In a recent study, ERS and collaborating economists from other institutions estimated elasticities for nine broad consumption categories (food, clothing, education, housing, house furnishings, medical, transport and communication, recreation, and other) and eight food subcategories (cereals, meat, fish, dairy products, oils and fats, fruit and vegetables, other foods, and beverages and tobacco) for 144 countries. The data used in the study are from the World Bank's 2005 International Comparison Program (ICP), covering 146 countries (the ERS analysis omits Greece and Comoros due to data issues), updating previous results based on the 1996 ICP covering 115 countries.

Advances in ICP data collection since 1996 led to more accurate measures of expenditures, prices, and gross domestic product (GDP) and, consequently, to more accurate estimates of income and price elasticities. The 2005 ICP data, which are the most recent available, account for more than 95 percent of the world's population and 98 percent of the world's nominal GDP. Among the newly added countries in the 2005 ICP are many low-income countries in Africa (now 48, up from 22), as well as China and India.

The income elasticity measures the estimated percentage change in quantity demanded for a particular consumption category if income (taken here as total expenditures on all categories) increases by 1 percent.
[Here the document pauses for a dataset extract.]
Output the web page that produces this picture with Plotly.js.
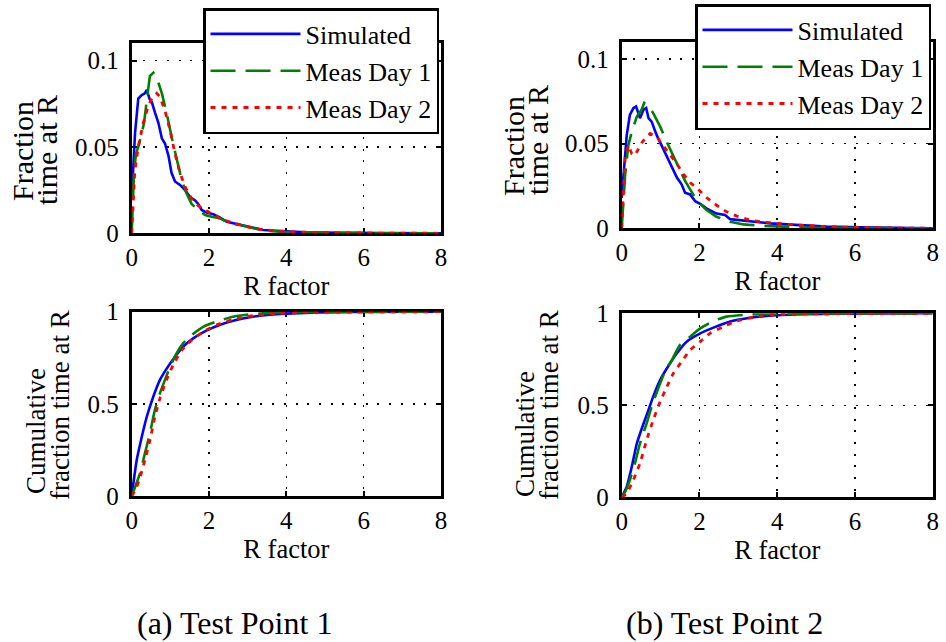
<!DOCTYPE html>
<html>
<head>
<meta charset="utf-8">
<script src="https://cdn.plot.ly/plotly-3.0.1.min.js"></script>
<style>html,body{margin:0;padding:0;background:#fff;}#chart{width:946px;height:642px;}</style>
</head>
<body>
<div id="chart"></div>
<script>
// ---------- DATA ----------
const seriesNames = ['Simulated', 'Meas Day 1', 'Meas Day 2'];
const xTickVals = [0, 2, 4, 6, 8];
const xTickText = ['0', '2', '4', '6', '8'];
const fracTickVals = [0, 0.05, 0.1];
const fracTickText = ['0', '0.05', '0.1'];
const cumTickVals = [0, 0.5, 1];
const cumTickText = ['0', '0.5', '1'];
const captions = ['(a) Test Point 1', '(b) Test Point 2'];

// Test Point 1 - fraction time at R
const tp1_sim_r = [0, 0.086, 0.17, 0.26, 0.34, 0.39, 0.46, 0.52, 0.60, 0.69, 0.78, 0.86, 0.95, 1.03, 1.12, 1.25, 1.38, 1.51, 1.64, 1.72, 1.81, 1.94, 2.11, 2.24, 2.46, 2.72, 2.97, 3.15, 3.4, 3.75, 4.1, 4.5, 4.9, 5.5, 6.5, 8];
const tp1_sim_f = [0.02, 0.058, 0.078, 0.080, 0.081, 0.083, 0.078, 0.076, 0.070, 0.064, 0.055, 0.052, 0.045, 0.035, 0.030, 0.028, 0.025, 0.021, 0.019, 0.017, 0.0135, 0.012, 0.011, 0.0096, 0.0067, 0.0054, 0.0042, 0.0029, 0.0019, 0.0015, 0.001, 0.0006, 0.0004, 0.0002, 0.0001, 0];
const tp1_d1_r = [0, 0.06, 0.11, 0.17, 0.26, 0.32, 0.39, 0.47, 0.56, 0.65, 0.78, 0.91, 1.03, 1.16, 1.29, 1.42, 1.55, 1.72, 1.9, 2.07, 2.28, 2.54, 2.8, 3.15, 3.49, 4.0, 4.6, 5.5, 8];
const tp1_d1_f = [0, 0.035, 0.046, 0.050, 0.058, 0.064, 0.077, 0.091, 0.093, 0.090, 0.081, 0.069, 0.056, 0.043, 0.031, 0.023, 0.017, 0.0135, 0.0106, 0.0096, 0.0087, 0.0058, 0.0048, 0.0029, 0.0015, 0.0006, 0.0003, 0.0001, 0];
const tp1_d2_r = [0, 0.08, 0.17, 0.3, 0.43, 0.52, 0.65, 0.73, 0.86, 0.99, 1.12, 1.25, 1.38, 1.55, 1.72, 1.9, 2.11, 2.37, 2.67, 2.97, 3.32, 3.75, 4.18, 4.87, 5.6, 8];
const tp1_d2_f = [0, 0.036, 0.050, 0.064, 0.074, 0.078, 0.081, 0.079, 0.071, 0.060, 0.046, 0.035, 0.027, 0.020, 0.016, 0.0135, 0.0106, 0.0077, 0.0058, 0.0039, 0.0023, 0.0013, 0.0008, 0.0004, 0.0002, 0];

// Test Point 2 - fraction time at R
const tp2_sim_r = [0, 0.06, 0.13, 0.21, 0.3, 0.37, 0.47, 0.56, 0.63, 0.69, 0.77, 0.9, 1.07, 1.24, 1.42, 1.54, 1.63, 1.76, 1.89, 2.02, 2.19, 2.44, 2.66, 2.79, 3.04, 3.39, 3.82, 4.25, 4.67, 5.27, 6.13, 7, 8];
const tp2_sim_f = [0.018, 0.036, 0.055, 0.067, 0.071, 0.072, 0.065, 0.070, 0.071, 0.065, 0.063, 0.055, 0.047, 0.038, 0.030, 0.026, 0.021, 0.020, 0.016, 0.0145, 0.0116, 0.0087, 0.0078, 0.0054, 0.0048, 0.0039, 0.0029, 0.0023, 0.0017, 0.001, 0.0006, 0.0003, 0];
const tp2_d1_r = [0, 0.09, 0.17, 0.26, 0.39, 0.51, 0.58, 0.69, 0.81, 0.99, 1.16, 1.33, 1.5, 1.63, 1.76, 1.93, 2.19, 2.44, 2.79, 3.13, 3.64, 4.25, 5, 8];
const tp2_d1_f = [0, 0.032, 0.049, 0.057, 0.066, 0.070, 0.074, 0.072, 0.068, 0.060, 0.051, 0.043, 0.034, 0.028, 0.023, 0.0165, 0.0107, 0.0068, 0.0039, 0.0023, 0.0014, 0.0008, 0.0003, 0];
const tp2_d2_r = [0, 0.09, 0.17, 0.26, 0.34, 0.5, 0.6, 0.73, 0.9, 1.07, 1.24, 1.42, 1.59, 1.76, 1.97, 2.19, 2.44, 2.7, 2.96, 3.3, 3.64, 3.99, 4.5, 5.1, 5.87, 7, 8];
const tp2_d2_f = [0, 0.042, 0.049, 0.044, 0.043, 0.050, 0.053, 0.056, 0.054, 0.049, 0.044, 0.038, 0.032, 0.027, 0.023, 0.018, 0.0136, 0.0097, 0.0072, 0.0048, 0.0037, 0.0029, 0.0019, 0.0012, 0.0006, 0.0002, 0];

// Test Point 1 - cumulative
const tp1_sim_cr = [0, 0.13, 0.26, 0.39, 0.56, 0.73, 0.9, 1.12, 1.33, 1.59, 1.93, 2.27, 2.7, 3.13, 3.65, 4.16, 4.85, 5.7, 8];
const tp1_sim_c = [0, 0.195, 0.32, 0.43, 0.54, 0.63, 0.69, 0.756, 0.81, 0.855, 0.897, 0.928, 0.955, 0.973, 0.985, 0.991, 0.996, 0.998, 1];
const tp1_d1_cr = [0, 0.09, 0.21, 0.34, 0.47, 0.6, 0.73, 0.86, 0.99, 1.16, 1.33, 1.55, 1.85, 2.19, 2.62, 3.13, 3.65, 4.42, 8];
const tp1_d1_c = [0, 0.05, 0.12, 0.23, 0.34, 0.467, 0.557, 0.63, 0.70, 0.774, 0.828, 0.873, 0.918, 0.946, 0.973, 0.987, 0.994, 0.998, 1];
const tp1_d2_cr = [0, 0.09, 0.21, 0.34, 0.47, 0.6, 0.73, 0.9, 1.07, 1.29, 1.55, 1.85, 2.19, 2.62, 3.13, 3.65, 4.42, 8];
const tp1_d2_c = [0, 0.03, 0.096, 0.195, 0.30, 0.43, 0.53, 0.63, 0.71, 0.79, 0.846, 0.891, 0.928, 0.958, 0.978, 0.989, 0.996, 1];

// Test Point 2 - cumulative
const tp2_sim_cr = [0, 0.13, 0.26, 0.39, 0.56, 0.69, 0.81, 0.99, 1.16, 1.42, 1.67, 2.02, 2.36, 2.79, 3.3, 3.99, 4.67, 5.7, 8];
const tp2_sim_c = [0, 0.058, 0.167, 0.293, 0.40, 0.475, 0.547, 0.638, 0.70, 0.783, 0.846, 0.891, 0.922, 0.955, 0.976, 0.989, 0.995, 0.998, 1];
const tp2_d1_cr = [0, 0.09, 0.21, 0.34, 0.47, 0.64, 0.77, 0.94, 1.11, 1.29, 1.5, 1.76, 2.02, 2.36, 2.7, 3.13, 3.56, 8];
const tp2_d1_c = [0, 0.03, 0.094, 0.185, 0.293, 0.40, 0.493, 0.592, 0.683, 0.746, 0.828, 0.873, 0.918, 0.958, 0.982, 0.991, 0.996, 1];
const tp2_d2_cr = [0, 0.13, 0.3, 0.47, 0.64, 0.81, 0.99, 1.16, 1.33, 1.54, 1.76, 2.02, 2.27, 2.62, 2.96, 3.39, 3.82, 4.42, 8];
const tp2_d2_c = [0, 0.022, 0.094, 0.185, 0.31, 0.42, 0.52, 0.60, 0.674, 0.737, 0.80, 0.846, 0.891, 0.928, 0.958, 0.978, 0.991, 0.996, 1];

// ---------- STYLE ----------
const FONT = 'Liberation Serif, Times New Roman, serif';
const styles = [
  {color: '#0000ff', width: 2.6, dash: 'solid'},
  {color: '#008000', width: 2.6, dash: '25px,10px'},
  {color: '#ff0000', width: 2.8, dash: '5px,6px'}
];

function tr(x, y, i, xa, ya, legend, showlegend, smooth) {
  return {
    x: x, y: y, type: 'scatter', mode: 'lines', name: seriesNames[i],
    xaxis: xa, yaxis: ya, legend: legend, showlegend: showlegend,
    line: Object.assign({}, styles[i], smooth ? {shape: 'spline', smoothing: 0.5} : {}),
    hoverinfo: 'skip'
  };
}

const data = [
  tr(tp1_sim_r, tp1_sim_f, 0, 'x', 'y', 'legend', true),
  tr(tp1_d1_r, tp1_d1_f, 1, 'x', 'y', 'legend', true),
  tr(tp1_d2_r, tp1_d2_f, 2, 'x', 'y', 'legend', true),
  tr(tp2_sim_r, tp2_sim_f, 0, 'x2', 'y2', 'legend2', true),
  tr(tp2_d1_r, tp2_d1_f, 1, 'x2', 'y2', 'legend2', true),
  tr(tp2_d2_r, tp2_d2_f, 2, 'x2', 'y2', 'legend2', true),
  tr(tp1_sim_cr, tp1_sim_c, 0, 'x3', 'y3', 'legend', false, true),
  tr(tp1_d1_cr, tp1_d1_c, 1, 'x3', 'y3', 'legend', false, true),
  tr(tp1_d2_cr, tp1_d2_c, 2, 'x3', 'y3', 'legend', false, true),
  tr(tp2_sim_cr, tp2_sim_c, 0, 'x4', 'y4', 'legend2', false, true),
  tr(tp2_d1_cr, tp2_d1_c, 1, 'x4', 'y4', 'legend2', false, true),
  tr(tp2_d2_cr, tp2_d2_c, 2, 'x4', 'y4', 'legend2', false, true)
];

const W = 946, H = 642;
const px = v => v / W;
const py = v => 1 - v / H;

function common() {
  return {
    showline: true, mirror: 'ticks', linewidth: 3, linecolor: 'black',
    ticks: 'inside', ticklen: 5, tickwidth: 2, tickcolor: 'black',
    showgrid: true, gridcolor: 'black', gridwidth: 1.5, griddash: '2px,9.7px',
    zeroline: false, automargin: false, layer: 'below traces', fixedrange: true,
    tickfont: {family: FONT, size: 25, color: 'black'}
  };
}
function xax(l, r, anchor) {
  return Object.assign(common(), {
    domain: [px(l), px(r)], anchor: anchor, range: [0, 8],
    tickmode: 'array', tickvals: xTickVals, ticktext: xTickText,
    title: {text: 'R factor', font: {family: FONT, size: 26.5, color: 'black'}, standoff: 4}
  });
}
function yax(top, bottom, anchor, vals, txt, range) {
  return Object.assign(common(), {
    domain: [py(bottom), py(top)], anchor: anchor, range: range,
    tickmode: 'array', tickvals: vals, ticktext: txt, ticklabelstandoff: 5
  });
}

function ytitle(text, x, y, size) {
  return {text: text, xref: 'paper', yref: 'paper', x: px(x), y: py(y), xanchor: 'center', yanchor: 'middle',
    textangle: -90, showarrow: false, font: {family: FONT, size: size, color: 'black'}};
}

const legendBase = {
  bgcolor: 'white', bordercolor: 'black', borderwidth: 2.5,
  font: {family: FONT, size: 26, color: 'black'},
  xanchor: 'left', yanchor: 'top', itemwidth: 90, tracegroupgap: 0
};

const layout = {
  width: W, height: H,
  margin: {l: 0, r: 0, t: 0, b: 0},
  paper_bgcolor: 'white', plot_bgcolor: 'white',
  font: {family: FONT, color: 'black'},
  xaxis: xax(131.7, 441, 'y'),
  yaxis: yax(43.3, 233.3, 'x', fracTickVals, fracTickText, [0, 0.11]),
  xaxis2: xax(621.7, 932.7, 'y2'),
  yaxis2: yax(42, 228.3, 'x2', fracTickVals, fracTickText, [0, 0.11]),
  xaxis3: xax(131.7, 441, 'y3'),
  yaxis3: yax(311.7, 496, 'x3', cumTickVals, cumTickText, [0, 1]),
  xaxis4: xax(621.7, 932.7, 'y4'),
  yaxis4: yax(313.3, 497.3, 'x4', cumTickVals, cumTickText, [0, 1]),
  legend: Object.assign({}, legendBase, {x: px(203), y: py(8)}),
  legend2: Object.assign({}, legendBase, {x: px(695), y: py(4)}),
  showlegend: true,
  annotations: [
    ytitle('Fraction', 23, 151, 30),
    ytitle('time at R', 46, 150, 30),
    ytitle('Fraction', 513, 146, 30),
    ytitle('time at R', 537, 140, 30),
    ytitle('Cumulative', 36, 431, 27),
    ytitle('fraction time at R', 60, 405, 27),
    ytitle('Cumulative', 525, 434, 27),
    ytitle('fraction time at R', 549, 405, 27),
    {text: captions[0], xref: 'paper', yref: 'paper', x: px(234), y: py(623), xanchor: 'center', yanchor: 'middle',
      showarrow: false, font: {family: FONT, size: 32, color: 'black'}},
    {text: captions[1], xref: 'paper', yref: 'paper', x: px(724), y: py(623), xanchor: 'center', yanchor: 'middle',
      showarrow: false, font: {family: FONT, size: 32, color: 'black'}}
  ]
};

Plotly.newPlot('chart', data, layout, {staticPlot: true, displayModeBar: false});
</script>
</body>
</html>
In general, income elasticities for food are highest among low-income countries, averaging 0.78 percent, compared with an average of 0.50 percent for high-income countries. In other words, consumers in low-income countries will spend a larger share of an increase in income on food than consumers in high-income countries. These finding are in accordance with Engel's law in that as income rises, the proportion of income spent on food falls.

These new measures are higher than those based on the 1996 ICP data, especially for the group of high-income countries. Restaurant and catering expenditures are newly included in the 2005 ICP data, raising the income elasticity for food. Cereals and vegetable oils and fats are among the most essential purchases for households in low-income countries. Income elasticities for both food groups average above 0.5 for low-income countries and under 0.1 for high-income countries.